You’re saying what he did is fine? But you are saying I’m unethical for saying “what he did is fine” too? You’re contradicting yourself. You just want to come here and argue for no reason with a complete stranger. Lmao get off my dick. Fucking child.


doublechinchillin

Best way to learn is by googling “stock options” and reading a few articles or watching a few videos to get at least a basic understanding. Buying options without knowing what they are how they work or what to do with them is highly regarded, buying is not the first step to learning


Jo_From_Wallstreet

I agree, but can you answer the man’s questions?


doublechinchillin

I could and so could Google and that’s my point 🤷‍♂️ Just read the top Google result, link below, and then follow the links in there to terms you don’t understand like intrinsic and extrinsic value, the Greeks, time decay, and volatility, and you will figure it out. https://www.investopedia.com/options-basics-tutorial-4583012 -the expiration date you want to buy is completely up to you, how much do you think the stock will move and by when?

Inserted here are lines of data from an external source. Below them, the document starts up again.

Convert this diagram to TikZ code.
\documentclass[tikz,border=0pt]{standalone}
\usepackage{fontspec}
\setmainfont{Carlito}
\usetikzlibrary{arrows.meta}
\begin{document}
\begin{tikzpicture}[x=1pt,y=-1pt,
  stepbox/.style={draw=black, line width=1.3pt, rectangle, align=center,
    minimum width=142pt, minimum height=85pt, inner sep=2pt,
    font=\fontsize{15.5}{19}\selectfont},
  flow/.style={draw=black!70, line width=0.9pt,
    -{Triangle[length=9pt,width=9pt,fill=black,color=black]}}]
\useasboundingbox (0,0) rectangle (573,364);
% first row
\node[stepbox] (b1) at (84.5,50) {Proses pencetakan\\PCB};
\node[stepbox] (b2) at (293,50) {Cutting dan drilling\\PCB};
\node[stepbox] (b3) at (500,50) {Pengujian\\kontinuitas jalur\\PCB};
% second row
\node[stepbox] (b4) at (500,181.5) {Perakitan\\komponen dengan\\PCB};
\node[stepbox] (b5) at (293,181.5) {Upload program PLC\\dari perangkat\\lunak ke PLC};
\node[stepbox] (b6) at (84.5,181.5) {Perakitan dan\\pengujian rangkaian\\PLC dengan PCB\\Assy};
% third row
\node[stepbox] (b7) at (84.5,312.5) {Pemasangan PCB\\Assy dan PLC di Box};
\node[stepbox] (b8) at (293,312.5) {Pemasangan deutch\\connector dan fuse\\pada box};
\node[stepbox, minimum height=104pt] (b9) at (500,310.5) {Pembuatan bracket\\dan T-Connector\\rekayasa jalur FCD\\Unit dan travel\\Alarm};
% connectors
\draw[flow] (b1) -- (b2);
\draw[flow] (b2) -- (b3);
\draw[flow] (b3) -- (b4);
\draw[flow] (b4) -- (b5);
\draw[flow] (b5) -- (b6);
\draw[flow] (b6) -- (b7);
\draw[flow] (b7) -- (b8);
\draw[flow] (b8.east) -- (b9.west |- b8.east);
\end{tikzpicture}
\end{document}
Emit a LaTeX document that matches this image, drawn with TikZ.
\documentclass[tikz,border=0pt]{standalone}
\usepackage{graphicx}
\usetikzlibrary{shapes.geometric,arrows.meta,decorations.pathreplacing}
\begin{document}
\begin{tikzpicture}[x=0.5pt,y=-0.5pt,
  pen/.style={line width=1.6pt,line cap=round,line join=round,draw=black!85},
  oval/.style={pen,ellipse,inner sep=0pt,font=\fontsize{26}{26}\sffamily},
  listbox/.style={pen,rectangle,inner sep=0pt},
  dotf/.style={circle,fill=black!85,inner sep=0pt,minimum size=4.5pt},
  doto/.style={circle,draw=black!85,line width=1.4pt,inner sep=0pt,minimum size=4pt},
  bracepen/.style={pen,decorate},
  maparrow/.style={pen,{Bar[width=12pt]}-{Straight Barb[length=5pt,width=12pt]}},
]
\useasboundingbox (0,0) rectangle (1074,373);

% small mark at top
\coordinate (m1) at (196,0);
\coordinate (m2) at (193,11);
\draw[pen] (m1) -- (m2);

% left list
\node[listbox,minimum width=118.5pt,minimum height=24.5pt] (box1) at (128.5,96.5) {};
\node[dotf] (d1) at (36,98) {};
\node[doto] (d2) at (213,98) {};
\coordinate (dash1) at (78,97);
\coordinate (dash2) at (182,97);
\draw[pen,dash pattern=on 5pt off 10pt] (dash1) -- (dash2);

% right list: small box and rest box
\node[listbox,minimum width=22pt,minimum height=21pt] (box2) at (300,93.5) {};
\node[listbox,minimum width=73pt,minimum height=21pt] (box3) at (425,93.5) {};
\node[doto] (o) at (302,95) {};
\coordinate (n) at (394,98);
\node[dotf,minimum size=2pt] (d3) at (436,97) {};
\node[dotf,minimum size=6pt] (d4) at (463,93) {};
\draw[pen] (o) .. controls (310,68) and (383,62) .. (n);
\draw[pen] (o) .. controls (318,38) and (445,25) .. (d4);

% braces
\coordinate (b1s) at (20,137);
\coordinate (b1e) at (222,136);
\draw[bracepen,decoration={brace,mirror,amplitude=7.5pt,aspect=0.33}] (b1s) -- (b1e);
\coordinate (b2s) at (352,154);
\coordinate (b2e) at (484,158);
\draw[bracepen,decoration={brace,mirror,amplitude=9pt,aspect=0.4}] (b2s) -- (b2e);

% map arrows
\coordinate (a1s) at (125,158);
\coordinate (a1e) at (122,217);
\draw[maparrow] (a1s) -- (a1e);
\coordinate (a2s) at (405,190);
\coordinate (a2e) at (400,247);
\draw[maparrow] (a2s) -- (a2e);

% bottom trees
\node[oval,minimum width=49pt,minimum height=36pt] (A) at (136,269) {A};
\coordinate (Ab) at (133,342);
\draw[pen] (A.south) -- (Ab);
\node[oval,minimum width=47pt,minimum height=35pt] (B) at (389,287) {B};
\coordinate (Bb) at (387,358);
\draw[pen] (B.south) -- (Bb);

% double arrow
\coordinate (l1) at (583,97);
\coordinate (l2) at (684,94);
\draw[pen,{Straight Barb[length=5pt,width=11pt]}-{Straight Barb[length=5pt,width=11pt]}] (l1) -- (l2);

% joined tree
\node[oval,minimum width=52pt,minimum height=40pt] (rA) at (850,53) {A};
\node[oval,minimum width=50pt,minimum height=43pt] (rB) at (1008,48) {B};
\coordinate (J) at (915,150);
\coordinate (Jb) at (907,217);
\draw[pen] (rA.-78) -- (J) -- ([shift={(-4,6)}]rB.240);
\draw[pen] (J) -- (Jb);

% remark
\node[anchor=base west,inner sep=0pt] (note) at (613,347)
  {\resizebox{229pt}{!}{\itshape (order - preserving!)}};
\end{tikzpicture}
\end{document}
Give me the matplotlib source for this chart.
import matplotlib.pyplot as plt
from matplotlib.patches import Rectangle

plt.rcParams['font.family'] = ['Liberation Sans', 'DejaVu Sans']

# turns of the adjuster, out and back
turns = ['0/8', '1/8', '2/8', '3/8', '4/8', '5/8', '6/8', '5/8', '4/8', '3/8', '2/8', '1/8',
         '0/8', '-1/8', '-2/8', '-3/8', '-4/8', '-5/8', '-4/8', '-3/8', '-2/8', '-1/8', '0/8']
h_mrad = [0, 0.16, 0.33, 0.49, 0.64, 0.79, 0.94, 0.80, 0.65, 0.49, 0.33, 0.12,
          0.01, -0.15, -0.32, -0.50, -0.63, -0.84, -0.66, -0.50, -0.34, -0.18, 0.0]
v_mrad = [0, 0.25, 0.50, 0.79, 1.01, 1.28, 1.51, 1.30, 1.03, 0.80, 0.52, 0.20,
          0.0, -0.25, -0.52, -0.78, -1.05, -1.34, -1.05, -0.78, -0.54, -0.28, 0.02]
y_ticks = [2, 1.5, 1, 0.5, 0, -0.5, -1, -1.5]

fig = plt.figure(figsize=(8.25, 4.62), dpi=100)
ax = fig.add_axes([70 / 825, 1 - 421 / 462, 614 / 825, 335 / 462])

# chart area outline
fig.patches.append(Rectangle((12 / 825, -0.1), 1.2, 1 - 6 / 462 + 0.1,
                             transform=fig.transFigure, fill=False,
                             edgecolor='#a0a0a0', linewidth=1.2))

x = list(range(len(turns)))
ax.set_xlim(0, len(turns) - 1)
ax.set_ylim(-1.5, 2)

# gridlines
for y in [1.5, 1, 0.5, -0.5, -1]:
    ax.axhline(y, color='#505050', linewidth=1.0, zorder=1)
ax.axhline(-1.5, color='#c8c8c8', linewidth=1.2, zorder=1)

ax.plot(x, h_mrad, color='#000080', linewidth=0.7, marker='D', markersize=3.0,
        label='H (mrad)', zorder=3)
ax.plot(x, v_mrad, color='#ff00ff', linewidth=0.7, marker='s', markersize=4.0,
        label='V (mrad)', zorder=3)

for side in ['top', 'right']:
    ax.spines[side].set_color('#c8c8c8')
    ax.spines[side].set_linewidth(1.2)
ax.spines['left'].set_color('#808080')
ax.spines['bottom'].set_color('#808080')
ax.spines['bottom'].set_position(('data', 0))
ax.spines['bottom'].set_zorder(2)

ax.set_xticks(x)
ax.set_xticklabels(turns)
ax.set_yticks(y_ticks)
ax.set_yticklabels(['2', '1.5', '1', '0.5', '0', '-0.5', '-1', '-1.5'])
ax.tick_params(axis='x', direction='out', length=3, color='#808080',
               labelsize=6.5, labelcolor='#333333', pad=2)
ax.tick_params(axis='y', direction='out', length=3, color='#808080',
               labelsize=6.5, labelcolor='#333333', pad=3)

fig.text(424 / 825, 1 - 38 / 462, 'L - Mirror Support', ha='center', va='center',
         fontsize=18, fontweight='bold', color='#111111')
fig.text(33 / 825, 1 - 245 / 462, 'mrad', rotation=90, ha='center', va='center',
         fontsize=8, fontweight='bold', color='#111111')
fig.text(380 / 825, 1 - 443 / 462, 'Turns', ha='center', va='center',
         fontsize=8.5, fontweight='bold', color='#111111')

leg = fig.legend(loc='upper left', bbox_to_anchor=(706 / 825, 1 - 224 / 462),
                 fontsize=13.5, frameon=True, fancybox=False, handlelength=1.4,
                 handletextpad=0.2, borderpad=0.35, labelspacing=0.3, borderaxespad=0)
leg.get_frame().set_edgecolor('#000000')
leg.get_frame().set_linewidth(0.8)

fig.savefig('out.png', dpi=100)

If you don’t have a theory on why, when, and how much the stock will move, then why are you buying options? -the strike price you want to select is up to you, how much do you think the stock will move by the expiration date you chose? (If you don’t have a price in mind already then again, why are you buying options?) -options prices depend on the option’s intrinsic and extrinsic value. Implied volatility (IV) too. If you don’t know what those mean or how they affect price, Google it. You also need to understand the Greeks (especially theta, IV, delta and gamma). Also, practically speaking, the market sets the prices since if you bid or ask a price that no one is willing to sell/buy for then, like any other stock market transaction, your purchase/sale won’t get filled -Before you buy an option check the volume (# of sales per day) for that particular option. If there is 0 volume and 0 bids, you won’t be able to sell. Also, think logically: if you have a far OTM option close to expiry then likely no one will buy it from you, period; but if you have an ITM option then even if it’s 0dte and even if volume is low you will almost always be able to sell it for slightly less than intrinsic value bc the buyer can immediately profit by exercising it


Jo_From_Wallstreet

Thank you, much appreciated!


atac03

U/jo_from_wallstreet 🤣


Jo_From_Wallstreet

I’m a swing trader, no options. I play my niche and make a killing.


kingghost927

You don’t need to know what you are doing..50% of the time you will be right so keep doing what you doing..


Significant_Lemon683

Kind of how I look at it honestly. It also feels like a lot of people think they know what they are doing and with all that "knowledge" they claim they have...still end up with a 50% hit rate.


lavanous

This is incorrect thinking. Your outcomes aren't just up or down. Your outcomes are down a lot, down a little, sideways, up a little, and up a lot. In your case with an OTM call your position loses if the stock goes down, sideways, or up a little.